Mittens
I love mittens. Mittens are companionable. I love how my fingers can keep each other company when wearing mittens. I love the smell of wet wool mittens drying by the heating vent. I love the colorful patterns. I love how they keep my fingers warm without being pretentious. I love how they have history.
I am not just talking about History with a capital H. Aside from the stories of Latvian brides knitting mittens for all their future in-laws, of fishermen's wives knitting chunky mittens to be fulled in the cold, salt water of the North Sea, of Norwegians using black and white yarn to express their independence with locally produced goods, I have my own mitten history.
I remember 7 different pairs of mittens from my childhood winters in Wisconsin. My earliest memory is of a red, no-frills pair on an idiot string. It was certainly before first grade, since an idiot string beyond kindergarten was Simply Not Done. We cut our strings with our blunt-tipped scissors before we stopped believing in the tooth fairy. My aunt knit me a pair in fabulous Arctic Cat purple and a burgundy pair with a saffron gold, seed stitch cuff and matching hat. (Twenty years later, when I saw the pattern in a Workbasket magazine at a yard sale, I laughed in recognition.)
The mittens are long worn out, but I still have the hat. It is one of the reasons I believe in hand knitting. Keeping a hat that no longer fits for 40 years means knitting matters. I will show you a photo as proof just as soon as the gremlins bring my blue tooth back. (The gremlins are ignoring me.)
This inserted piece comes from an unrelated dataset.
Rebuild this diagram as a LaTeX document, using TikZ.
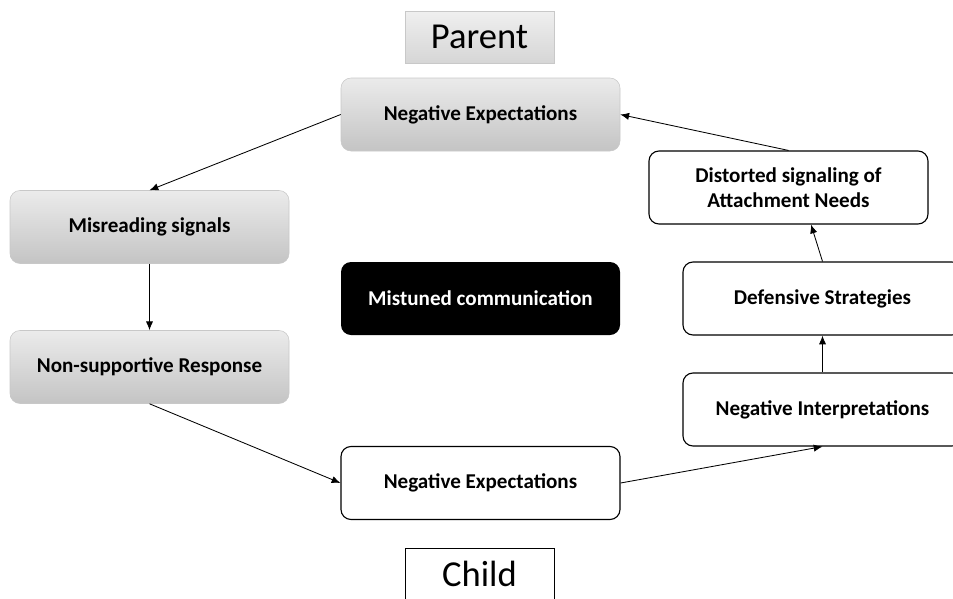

I had a chunky, funky, harvest gold, commercial honey-comb pair of mittens in 1968 when that style was trendy, followed by an ugly white vinyl pair that worked great for snowball fighting. When department stores could still be found on downtown main streets, I bought a leaf green, sleek, ribbed, mohair pair from Prange's.
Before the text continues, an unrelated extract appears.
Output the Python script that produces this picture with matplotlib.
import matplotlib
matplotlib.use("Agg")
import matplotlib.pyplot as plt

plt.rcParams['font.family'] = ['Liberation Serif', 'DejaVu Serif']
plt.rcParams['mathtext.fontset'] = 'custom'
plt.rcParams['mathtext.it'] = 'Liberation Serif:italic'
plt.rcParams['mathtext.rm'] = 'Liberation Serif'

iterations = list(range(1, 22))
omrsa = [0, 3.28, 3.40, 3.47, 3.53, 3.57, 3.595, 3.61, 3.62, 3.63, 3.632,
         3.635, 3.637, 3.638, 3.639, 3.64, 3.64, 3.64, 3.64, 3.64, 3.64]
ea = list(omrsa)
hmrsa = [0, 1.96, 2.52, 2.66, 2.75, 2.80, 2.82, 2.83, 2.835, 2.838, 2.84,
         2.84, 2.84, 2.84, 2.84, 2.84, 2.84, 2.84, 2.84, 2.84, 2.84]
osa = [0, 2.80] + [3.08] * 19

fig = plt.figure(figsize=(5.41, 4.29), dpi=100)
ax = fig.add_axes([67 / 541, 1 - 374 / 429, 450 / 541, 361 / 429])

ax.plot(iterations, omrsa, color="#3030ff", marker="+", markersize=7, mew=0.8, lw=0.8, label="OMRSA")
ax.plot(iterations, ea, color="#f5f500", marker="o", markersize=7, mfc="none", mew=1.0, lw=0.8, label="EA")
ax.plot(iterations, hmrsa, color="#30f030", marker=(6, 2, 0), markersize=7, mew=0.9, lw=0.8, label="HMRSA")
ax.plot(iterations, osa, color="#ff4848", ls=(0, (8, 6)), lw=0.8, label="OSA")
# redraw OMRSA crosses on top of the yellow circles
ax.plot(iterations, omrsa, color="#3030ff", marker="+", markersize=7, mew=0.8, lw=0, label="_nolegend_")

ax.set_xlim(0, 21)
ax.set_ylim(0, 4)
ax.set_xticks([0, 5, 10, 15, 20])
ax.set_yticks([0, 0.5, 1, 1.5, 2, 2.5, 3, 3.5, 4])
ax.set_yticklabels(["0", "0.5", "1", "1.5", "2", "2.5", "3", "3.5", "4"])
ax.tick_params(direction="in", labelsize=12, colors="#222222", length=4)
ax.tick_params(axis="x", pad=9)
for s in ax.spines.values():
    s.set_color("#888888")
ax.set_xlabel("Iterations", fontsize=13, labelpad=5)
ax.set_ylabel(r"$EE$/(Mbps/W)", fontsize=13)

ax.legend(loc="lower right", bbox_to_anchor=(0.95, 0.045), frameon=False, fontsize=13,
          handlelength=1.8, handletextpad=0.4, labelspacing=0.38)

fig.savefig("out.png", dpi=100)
I was fond of them all, but my favorite pair was black with a pattern of red rosebuds and green leaves. When I left one on the playground, I was frantic. I inexpertly darned the thumbs when they wore thin. I kept those mittens years beyond usefulness, until they finally disappeared during a move. In memory of those mittens, I am knitting an ambitious pair of fringed Latvian Sun mittens from the Schoolhouse Press knit-along. I hope to get them done in time for the county fair. Or at least make enough progress for an interesting photo.